#### WHAT TO DO:
Retype exactly what runs from the first line of the data to the line with "return fig.add_axes([x0 /", keeping both of those lines and skipping pictures.

--- start DATA SEGMENT ---

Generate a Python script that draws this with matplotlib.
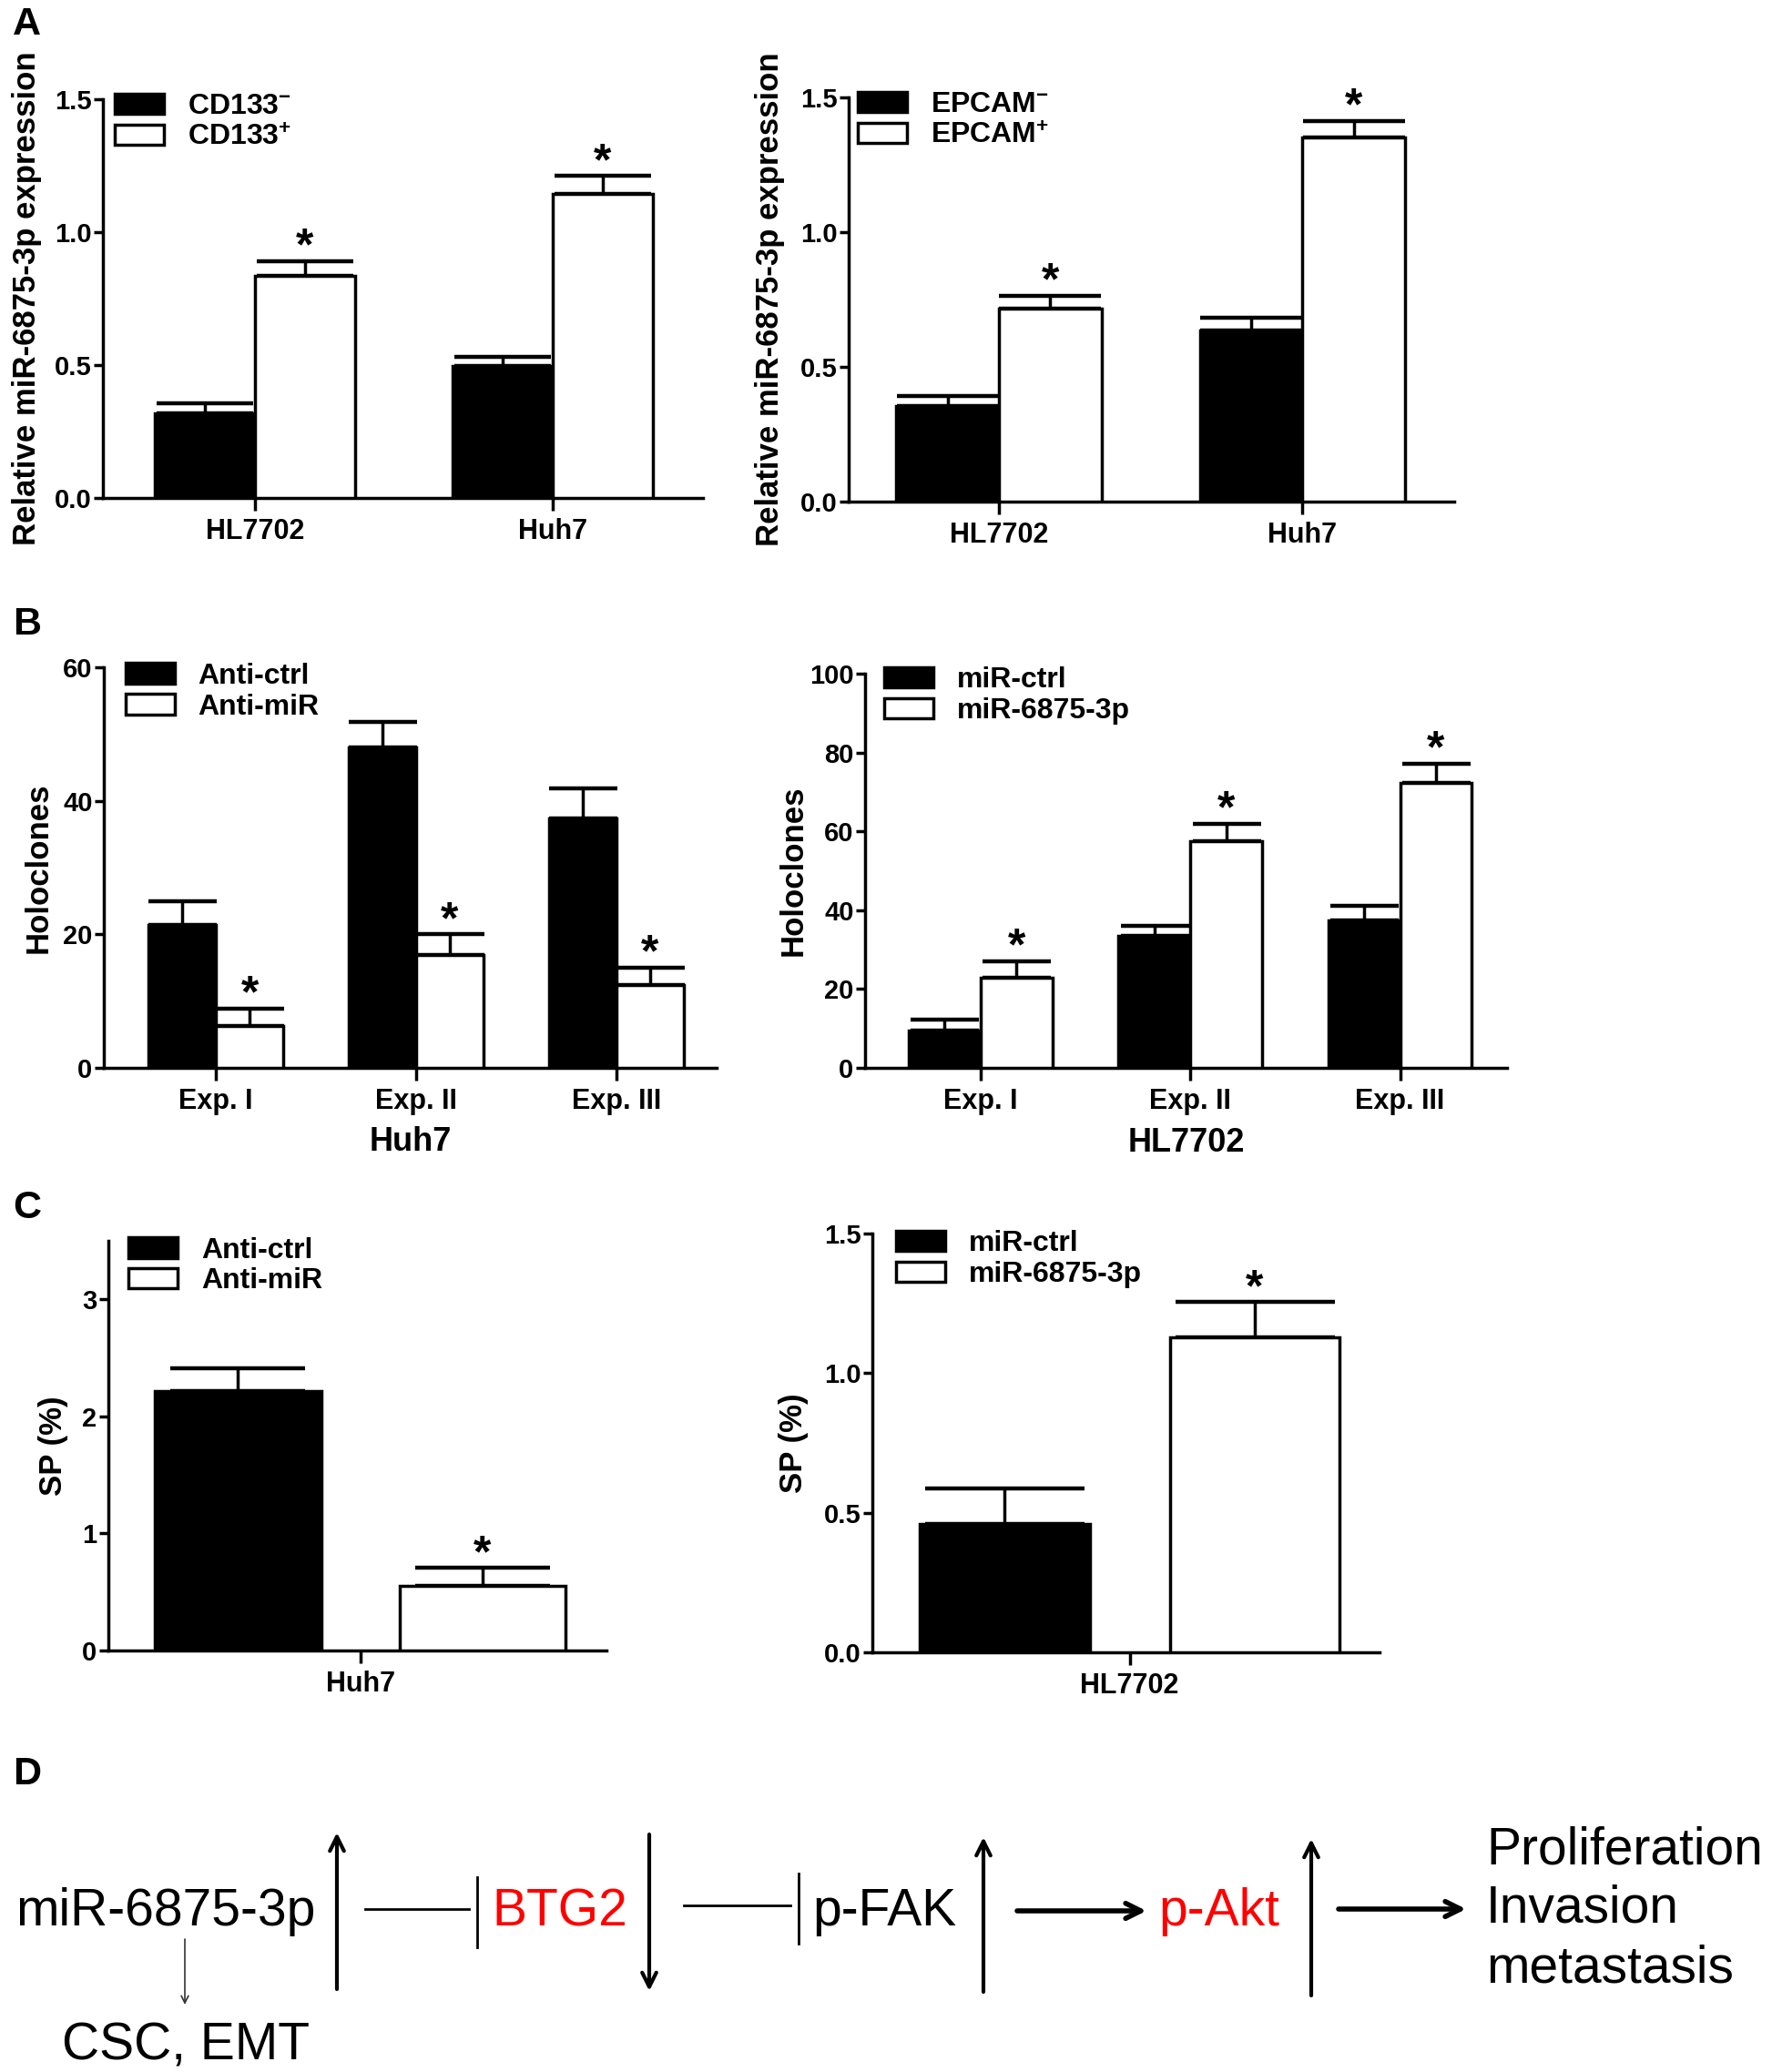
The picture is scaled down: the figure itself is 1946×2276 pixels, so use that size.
import matplotlib
matplotlib.use('Agg')
import matplotlib.pyplot as plt
import numpy as np
from matplotlib.ticker import FormatStrFormatter

plt.rcParams['font.family'] = ['Liberation Sans', 'DejaVu Sans']
plt.rcParams['font.weight'] = 'bold'
plt.rcParams['mathtext.fontset'] = 'custom'
plt.rcParams['mathtext.rm'] = 'Liberation Sans:bold'
plt.rcParams['mathtext.it'] = 'Liberation Sans:bold'
plt.rcParams['mathtext.bf'] = 'Liberation Sans:bold'

# ---- data ----
a_groups = ['HL7702', 'Huh7']
a1_neg = [0.32, 0.496]
a1_neg_err = [0.035, 0.034]
a1_pos = [0.834, 1.144]
a1_pos_err = [0.058, 0.067]

a2_neg = [0.356, 0.635]
a2_neg_err = [0.035, 0.047]
a2_pos = [0.715, 1.352]
a2_pos_err = [0.05, 0.06]

b_exps = ['Exp. I', 'Exp. II', 'Exp. III']
b1_ctrl = [21.4, 48.0, 37.4]
b1_ctrl_err = [3.5, 3.8, 4.5]
b1_anti = [6.3, 16.9, 12.4]
b1_anti_err = [2.6, 3.1, 2.6]

b2_ctrl = [9.5, 33.6, 37.4]
b2_ctrl_err = [2.8, 2.5, 3.8]
b2_mir = [22.9, 57.5, 72.4]
b2_mir_err = [4.1, 4.4, 4.7]

c1_vals = [2.22, 0.555]
c1_err = [0.19, 0.15]
c2_vals = [0.461, 1.128]
c2_err = [0.126, 0.126]

W, H = 1946, 2276
fig = plt.figure(figsize=(W / 100, H / 100), dpi=100)
LW = 2.5


def px_axes(x0, x1, y0, y1):
    return fig.add_axes([x0 / W, 1 - y1 / H, (x1 - x0) / W, (y1 - y0) / H])


def bar_panel(ax, groups, offsets, width, series, cap, xlim, ylim, yticks, fmt,
              ylabel, ylab_x, legend_xy, starred=1):
    x = np.arange(len(groups))
    handles = []
    for k, (vals, errs, color, lab) in enumerate(series):
        xs = x + offsets[k]
        b = ax.bar(xs, vals, width, color=color, edgecolor='black', linewidth=LW,
                   label=lab, zorder=3)
        ax.errorbar(xs, vals, yerr=[np.zeros(len(vals)), errs], fmt='none',
                    ecolor='black', elinewidth=LW, capsize=cap, capthick=3.2, zorder=2)
        handles.append(b)
        if k == starred:
            for xi, v, e in zip(xs, vals, errs):
                ax.annotate('*', xy=(xi, v + e), xytext=(0, 1), textcoords='offset points',
                            ha='center', va='baseline', fontsize=36, fontweight='bold')
    ax.set_xlim(*xlim)
    ax.set_ylim(*ylim)
    ax.set_yticks(yticks)
    if fmt:
        ax.yaxis.set_major_formatter(FormatStrFormatter(fmt))
    ax.set_xticks(x)
    ax.set_xticklabels(groups)
    for s in ['top', 'right']:
        ax.spines[s].set_visible(False)
    for s in ['left', 'bottom']:
        ax.spines[s].set_linewidth(LW)
    ax.tick_params(axis='y', direction='out', length=7, width=LW, labelsize=21, pad=2)
    ax.tick_params(axis='x', direction='out', length=10, width=LW, labelsize=22, pad=6)
    ax.set_ylabel(ylabel, fontsize=25, fontweight='bold')
    ax.yaxis.set_label_coords(ylab_x, 0.5)
    ax.legend(handles=handles, labels=[s[3] for s in series], loc='upper left',
              bbox_to_anchor=legend_xy, frameon=False, fontsize=23, handlelength=1.7,
              handleheight=0.7, handletextpad=0.8, labelspacing=0.12,
              borderaxespad=0, borderpad=0)
    return ax


w2 = 0.337
# ---- A ----
ax = px_axes(113, 772, 109, 547)
bar_panel(ax, a_groups, [-w2 / 2, w2 / 2], w2,
          [(a1_neg, a1_neg_err, 'black', r'CD133$^{-}$'),
           (a1_pos, a1_pos_err, 'white', r'CD133$^{+}$')],
          38, (-0.51, 1.505), (0, 1.5), [0, 0.5, 1.0, 1.5], '%.1f',
          'Relative miR-6875-3p expression', -0.102, (0.02, 1.015))

ax = px_axes(932, 1597, 107, 551)
bar_panel(ax, a_groups, [-0.338 / 2, 0.338 / 2], 0.338,
          [(a2_neg, a2_neg_err, 'black', r'EPCAM$^{-}$'),
           (a2_pos, a2_pos_err, 'white', r'EPCAM$^{+}$')],
          40, (-0.495, 1.5), (0, 1.5), [0, 0.5, 1.0, 1.5], '%.1f',
          'Relative miR-6875-3p expression', -0.105, (0.015, 1.015))

# ---- B ----
ax = px_axes(114, 787, 733, 1173)
bar_panel(ax, b_exps, [-0.168, 0.168], 0.336,
          [(b1_ctrl, b1_ctrl_err, 'black', 'Anti-ctrl'),
           (b1_anti, b1_anti_err, 'white', 'Anti-miR')],
          27, (-0.56, 2.5), (0, 60), [0, 20, 40, 60], None,
          'Holoclones', -0.083, (0.035, 1.012))
ax.set_xlabel('Huh7', fontsize=26, fontweight='bold')
ax.xaxis.set_label_coords(0.5, -0.185)
ax.xaxis.label.set_va('center')

ax = px_axes(950, 1655, 740, 1173)
bar_panel(ax, b_exps, [-0.171, 0.171], 0.342,
          [(b2_ctrl, b2_ctrl_err, 'black', 'miR-ctrl'),
           (b2_mir, b2_mir_err, 'white', 'miR-6875-3p')],
          27, (-0.55, 2.51), (0, 100), [0, 20, 40, 60, 80, 100], None,
          'Holoclones', -0.088, (0.03, 1.018))
ax.set_xlabel('HL7702', fontsize=26, fontweight='bold')
ax.xaxis.set_label_coords(0.5, -0.19)
ax.xaxis.label.set_va('center')

# ---- C ----
ax = px_axes(119, 666, 1363, 1813)
bar_panel(ax, ['Huh7'], [-0.5, 0.5], 0.68,
          [([c1_vals[0]], [c1_err[0]], 'black', 'Anti-ctrl'),
           ([c1_vals[1]], [c1_err[1]], 'white', 'Anti-miR')],
          53, (-1.03, 1.006), (0, 3.5), [0, 1, 2, 3], None,
          'SP (%)', -0.080, (0.04, 1.01))

ax = px_axes(958, 1515, 1355, 1815)
bar_panel(ax, ['HL7702'], [-0.5, 0.5], 0.68,
          [([c2_vals[0]], [c2_err[0]], 'black', 'miR-ctrl'),
           ([c2_vals[1]], [c2_err[1]], 'white', 'miR-6875-3p')],
          63, (-1.03, 1.0), (0, 1.5), [0, 0.5, 1.0, 1.5], '%.1f',
          'SP (%)', -0.126, (0.047, 1.008))

# ---- overlay: panel letters and pathway diagram (D) ----
axd = fig.add_axes([0, 0, 1, 1], zorder=-1)
axd.set_xlim(0, W)
axd.set_ylim(H, 0)
axd.axis('off')

for letter, y in [('A', 38), ('B', 697), ('C', 1338), ('D', 1960)]:
    axd.text(14, y, letter, fontsize=31, fontweight='bold', va='baseline')

dfs = 41
nodes = [('miR-6875-3p', 17, 'black'), ('BTG2', 540, '#ff0000'),
         ('p-FAK', 892, 'black'), ('p-Akt', 1272, '#ff0000')]
for txt, x, c in nodes:
    axd.text(x, 2115, txt, fontsize=dfs, fontweight='normal', color=c, va='baseline')

for i, txt in enumerate(['Proliferation', 'Invasion', 'metastasis']):
    axd.text(1632, 2047 + i * 65, txt, fontsize=dfs, fontweight='normal', va='baseline')
axd.text(68, 2263, 'CSC, EMT', fontsize=dfs, fontweight='normal', va='baseline')

arr = dict(arrowstyle='->', lw=3, color='black', mutation_scale=28, shrinkA=0, shrinkB=0)
# vertical up / down arrows
for x, y_tail, y_tip in [(370, 2185, 2013), (713, 2015, 2187),
                         (1080, 2188, 2018), (1440, 2192, 2020)]:
    axd.annotate('', xy=(x, y_tip), xytext=(x, y_tail), arrowprops=arr)
# thin arrow to CSC, EMT
axd.annotate('', xy=(203, 2202), xytext=(203, 2130),
             arrowprops=dict(arrowstyle='->', lw=1.2, color='#333333',
                             mutation_scale=14, shrinkA=0, shrinkB=0))
# inhibition lines
for x0, x1, y, yb0, yb1 in [(401, 515, 2097, 2062, 2139), (751, 868, 2093, 2058, 2135)]:
    axd.plot([x0, x1], [y, y], color='black', lw=2)
    axd.plot([x1 + 9, x1 + 9], [yb0, yb1], color='black', lw=2)
# activating arrows
for x0, x1, y in [(1117, 1259, 2099), (1470, 1610, 2097)]:
    axd.annotate('', xy=(x1, y), xytext=(x0, y),
                 arrowprops=dict(arrowstyle='->', lw=4, color='black',
                                 mutation_scale=30, shrinkA=0, shrinkB=0))

fig.savefig('out.png', dpi=100)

--- end DATA SEGMENT ---

#### TASK OUTPUT:
Generate a Python script that draws this with matplotlib.
The picture is scaled down: the figure itself is 1946×2276 pixels, so use that size.
import matplotlib
matplotlib.use('Agg')
import matplotlib.pyplot as plt
import numpy as np
from matplotlib.ticker import FormatStrFormatter

plt.rcParams['font.family'] = ['Liberation Sans', 'DejaVu Sans']
plt.rcParams['font.weight'] = 'bold'
plt.rcParams['mathtext.fontset'] = 'custom'
plt.rcParams['mathtext.rm'] = 'Liberation Sans:bold'
plt.rcParams['mathtext.it'] = 'Liberation Sans:bold'
plt.rcParams['mathtext.bf'] = 'Liberation Sans:bold'

# ---- data ----
a_groups = ['HL7702', 'Huh7']
a1_neg = [0.32, 0.496]
a1_neg_err = [0.035, 0.034]
a1_pos = [0.834, 1.144]
a1_pos_err = [0.058, 0.067]

a2_neg = [0.356, 0.635]
a2_neg_err = [0.035, 0.047]
a2_pos = [0.715, 1.352]
a2_pos_err = [0.05, 0.06]

b_exps = ['Exp. I', 'Exp. II', 'Exp. III']
b1_ctrl = [21.4, 48.0, 37.4]
b1_ctrl_err = [3.5, 3.8, 4.5]
b1_anti = [6.3, 16.9, 12.4]
b1_anti_err = [2.6, 3.1, 2.6]

b2_ctrl = [9.5, 33.6, 37.4]
b2_ctrl_err = [2.8, 2.5, 3.8]
b2_mir = [22.9, 57.5, 72.4]
b2_mir_err = [4.1, 4.4, 4.7]

c1_vals = [2.22, 0.555]
c1_err = [0.19, 0.15]
c2_vals = [0.461, 1.128]
c2_err = [0.126, 0.126]

W, H = 1946, 2276
fig = plt.figure(figsize=(W / 100, H / 100), dpi=100)
LW = 2.5


def px_axes(x0, x1, y0, y1):
    return fig.add_axes([x0 / W, 1 - y1 / H, (x1 - x0) / W, (y1 - y0) / H])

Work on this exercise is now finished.